One technical lesson I learned from this project was to look diligently for ways to keep simplifying the problem before and after starting to solve it. Sometimes refining the requirements with a razor-thin redefinition can make a huge difference in solvability. The strategy is to:

This approach helps to achieve quick, cheap, effective, and satisfying solutions.

 

A Future Project:     Apparent Natural Language

Such a strategy for solving industrial problems can be applied almost anywhere, and I remembered it when I later encountered some problems in Information Retrieval and Natural Language Processing. The market for NLP has been greatly enlarged by the coming of e-Commerce to the internet, and it has been pent up by the long-standing lack of progress on the part of academic researchers trying to solve general versions of the NLP problem. Industry can often make great use of partial solutions. The trick is to be first to recognize those marketplaces where some customers have slightly less demanding situations, and to recognize those partial solution techniques that just fill the pared down requirements.

I believe I have identified at least one NLP market niche where feasible solutions are at hand. We could build a system for delivering what appears to be Natural Language communication in high-volume internet sites -- a very economical substitute for the telephone help line. It would have high economic value and wide application. It would reduce the cost of creating a knowledge base, the cost of maintaining it, the cost of human agents, the time it takes a customer to find information, and the cost of managing a help desk.

I am also seeking ways to enter into such a project as part of a collaborative academic program, or as an employee of or as a risk-sharing partner with a company that already addresses the CRM or NLP market.

 

A Long Past Project: Thesis and Book

My Ph.D. dissertation dealt with some issues and problems associated with the training of artificial Neural Networks. Although it had been well established that Neural Nets had some interesting abilities to absorb information, a stumbling block was the immense practical difficulties in getting them to do so in a reasonable amount of computer time. I decided to study the phenomenon and find out why this was so. The first step was to formalize the problem and set it in a form that was amenable to the type of analysis known as Complexity Theory. This is a branch of theoretical Computer Science that studies different classes of computational problems and stratifies them according to the amount of resources (like CPU time or memory) they necessarily consume. The first step was the most pathbreaking and difficult aspect of my undertaking.

Once I had a conceptual handle on what exactly was being computed, and what the Neural Net paradigm entailed for a computer, the big breakthrough was to notice and prove that it was computationally interchangeable with a famous complexity class known as NP-complete problems. These problems include a wide variety of common problems that are acknowledged to be infeasible to solve in a general way. This immediately answered the question as to why people were having a tough time training their Neural Nets. I went on, however, to find a whole structure of subproblems that were specializations of the general Neural Net training problem. Each one of them was eventually classified as feasible (Polynomial time) or infeasible. This laid out a description of the complexity-theoretic underpinnings of the network training enterprise.

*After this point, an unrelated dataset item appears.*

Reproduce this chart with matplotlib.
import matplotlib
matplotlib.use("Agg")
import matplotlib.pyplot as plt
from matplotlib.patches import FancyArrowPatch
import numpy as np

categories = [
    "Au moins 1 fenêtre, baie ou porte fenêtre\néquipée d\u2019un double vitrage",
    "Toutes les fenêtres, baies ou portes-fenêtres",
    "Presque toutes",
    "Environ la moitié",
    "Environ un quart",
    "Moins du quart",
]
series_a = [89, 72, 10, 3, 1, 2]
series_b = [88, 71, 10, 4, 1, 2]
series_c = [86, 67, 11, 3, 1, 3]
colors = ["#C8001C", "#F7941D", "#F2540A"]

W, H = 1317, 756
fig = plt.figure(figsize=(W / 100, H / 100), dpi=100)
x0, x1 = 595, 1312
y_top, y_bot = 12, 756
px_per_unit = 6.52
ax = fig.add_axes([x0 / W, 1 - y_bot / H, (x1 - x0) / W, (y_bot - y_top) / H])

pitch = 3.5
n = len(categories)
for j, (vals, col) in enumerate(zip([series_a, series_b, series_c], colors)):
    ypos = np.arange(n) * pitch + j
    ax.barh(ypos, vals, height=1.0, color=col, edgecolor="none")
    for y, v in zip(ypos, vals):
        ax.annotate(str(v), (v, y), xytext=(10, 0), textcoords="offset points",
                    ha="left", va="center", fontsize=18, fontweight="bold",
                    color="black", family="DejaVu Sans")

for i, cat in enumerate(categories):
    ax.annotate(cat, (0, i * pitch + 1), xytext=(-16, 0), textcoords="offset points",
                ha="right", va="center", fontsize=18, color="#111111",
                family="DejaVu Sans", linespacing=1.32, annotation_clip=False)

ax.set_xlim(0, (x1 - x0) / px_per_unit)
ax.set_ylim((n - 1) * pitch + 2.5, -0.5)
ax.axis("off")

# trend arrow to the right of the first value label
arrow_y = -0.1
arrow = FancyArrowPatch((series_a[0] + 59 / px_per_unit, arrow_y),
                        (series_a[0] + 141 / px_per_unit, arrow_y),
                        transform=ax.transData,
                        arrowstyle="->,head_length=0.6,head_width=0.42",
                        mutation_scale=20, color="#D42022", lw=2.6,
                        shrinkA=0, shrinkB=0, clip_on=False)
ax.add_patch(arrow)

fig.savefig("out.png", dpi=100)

The work not only won me a doctoral degree, but it generated enough clamour that MIT Press published the thesis in a book form. Neural Network Design and the Complexity of Learning was the best selling book in its series, and is still selling a decade later.

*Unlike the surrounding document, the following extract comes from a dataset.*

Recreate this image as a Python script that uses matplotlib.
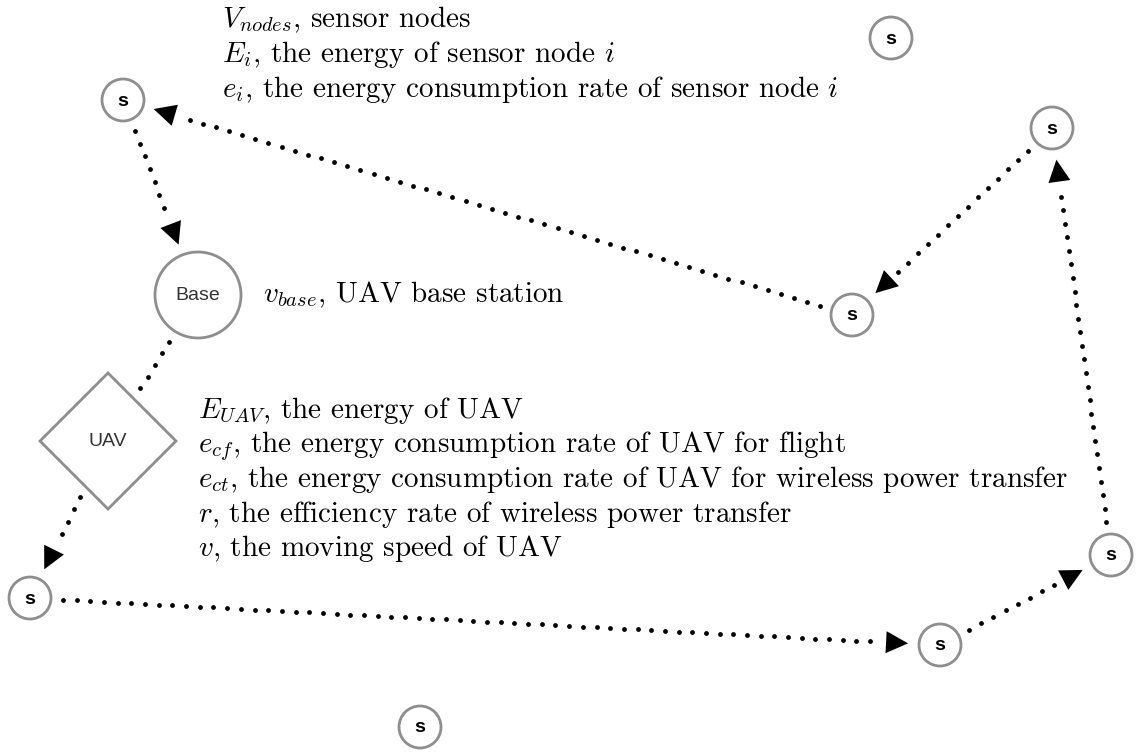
import numpy as np
import matplotlib
matplotlib.use('Agg')
import matplotlib.pyplot as plt
from matplotlib.patches import Circle, Polygon

plt.rcParams['mathtext.fontset'] = 'cm'
plt.rcParams['font.family'] = ['cmr10', 'DejaVu Serif']
plt.rcParams['axes.unicode_minus'] = False

# node positions (image pixels) and kind
node_names = ['s1', 's2', 's3', 's4', 'base', 'uav', 's5', 's6', 's7', 's8']
node_x = [123, 891, 1052, 852, 198, 108, 30, 940, 1111, 420]
node_y = [100, 38, 128, 315, 295, 441, 598, 645, 555, 727]
node_kind = ['s', 's', 's', 's', 'base', 'uav', 's', 's', 's', 's']
node_size = {'s': 21, 'base': 43, 'uav': 68}

# edges of the tour: (from, to, arrow)
edges = [('s1', 'base', True), ('s4', 's1', True), ('s3', 's4', True),
         ('s7', 's3', True), ('s6', 's7', True), ('s5', 's6', True),
         ('uav', 's5', True), ('base', 'uav', False)]

top_lines = [r'$V_{nodes}$, sensor nodes',
             r'$E_i$, the energy of sensor node $i$',
             r'$e_i$, the energy consumption rate of sensor node $i$']
uav_lines = [r'$E_{UAV}$, the energy of UAV',
             r'$e_{cf}$, the energy consumption rate of UAV for flight',
             r'$e_{ct}$, the energy consumption rate of UAV for wireless power transfer',
             r'$r$, the efficiency rate of wireless power transfer',
             r'$v$, the moving speed of UAV']
base_line = r'$v_{base}$, UAV base station'

fig = plt.figure(figsize=(11.39, 7.52), dpi=100)
ax = fig.add_axes([0, 0, 1, 1])
ax.set_xlim(0, 1139)
ax.set_ylim(752, 0)
ax.axis('off')

gray = '#8e8e8e'
pos = {n: np.array([x, y], float) for n, x, y in zip(node_names, node_x, node_y)}
kind = dict(zip(node_names, node_kind))


def edge_dist(n, d):
    # distance from node centre to its outline along direction d
    h = node_size[kind[n]]
    if kind[n] == 'uav':
        return h / (abs(d[0]) + abs(d[1]))
    return h


for n in node_names:
    k = kind[n]
    cx, cy = pos[n]
    if k == 'uav':
        h = node_size[k]
        ax.add_patch(Polygon([[cx, cy - h], [cx + h, cy], [cx, cy + h], [cx - h, cy]],
                             closed=True, fc='white', ec=gray, lw=2, zorder=3))
        ax.text(cx, cy, 'UAV', ha='center', va='center', fontsize=14,
                family='Liberation Sans', color='#333333', zorder=4)
    else:
        ax.add_patch(Circle((cx, cy), node_size[k], fc='white', ec=gray, lw=2, zorder=3))
        if k == 'base':
            ax.text(cx, cy, 'Base', ha='center', va='center', fontsize=14,
                    family='Liberation Sans', color='#333333', zorder=4)
        else:
            ax.text(cx, cy + 1, 's', ha='center', va='center', fontsize=14,
                    family='Liberation Sans', fontweight='bold', color='black', zorder=4)

head = 22
half_w = 11
step = 13.7
for a, b, arrow in edges:
    p, q = pos[a], pos[b]
    d = (q - p) / np.linalg.norm(q - p)
    nrm = np.array([-d[1], d[0]])
    start = p + d * (edge_dist(a, d) + 12)
    if arrow:
        tip = q - d * (edge_dist(b, d) + 11)
        end = tip - d * (head + 5)
    else:
        end = q - d * (edge_dist(b, d) + 7)
    t = np.arange(0, np.linalg.norm(end - start) + 0.1, step)
    dots = start + np.outer(t, d)
    ax.scatter(dots[:, 0], dots[:, 1], s=12, color='black', lw=0, zorder=2)
    if arrow:
        base_c = tip - d * head
        ax.add_patch(Polygon([tip, base_c + nrm * half_w, base_c - nrm * half_w],
                             closed=True, fc='black', ec='none', zorder=2))

for i, s in enumerate(top_lines):
    ax.text(222, 27 + i * 35, s, fontsize=21, ha='left', va='baseline')
for i, s in enumerate(uav_lines):
    ax.text(198, 418 + i * 34.5, s, fontsize=21, ha='left', va='baseline')
ax.text(263, 302, base_line, fontsize=21, ha='left', va='baseline')

fig.savefig('out.png', dpi=100, facecolor='white')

A Vision for the Future:     Cognitive Programming Assistants

Automatic programming is an attempt to help turn specifications for a program into working code. The field has been around for years, and progress has been slow. Automatic program verification is an attempt to augment working code with formal statements of properties and then find proofs that the properties will hold or not hold. The field has been around for years, and progress has been slow. Both these fields put the onus on humans to write "specs" that describe what the program should do. This has a certain circularity to it, and it is not surprising that it has proved very difficult both for the humans to write the specs and for the paradigm to exploit them. I think there is a less demanding ambition that sits beyond these two old paradigms, in which progress could be faster. It would involve building special-purpose tools out of general-purpose principles and some human-supplied (but informal) guidance regarding special properties of the specific application.

One such set of general-purpose principles would be the techniques used for "discrete search"-- something that is used in thousands of applications like scheduling jobs in a particular factory, or finding good layouts for chips, or finding solutions to assembly problems. Search algorithms have been very useful after a lot of R&D effort has been spent to tailor them to the specific problem being attacked. However, this effort can take many man-years and many calendar years to complete, and is prohibitively expensive for most applications.

The R&D effort involves two types of expertise: problem analysis skills and programming skills. My insight is based on noticing the kinds of knowledge that are being transferred from the problem analysis activity to the programming activity. It involves principles that characterize the search space and they form the foundation for the strategy in the resulting algorithms. It is not customary to formalize this knowledge nor to write it down --nor even to recognize it for what it is-- since the problem analyst is usually the programmer as well, and she need not expose the ideas crisply to anyone else. However, this knowledge is a gold mine; I believe it is the kind of knowledge that is missing from the program specifications that underlie automatic programming, and it is also missing from the information used in automatic verification. These two fields have made slow progress because they are lacking this information. Humans are quite good at perceiving this structural information. I believe we could make a successful system to extract such expertise from humans and automatically construct special purpose tools.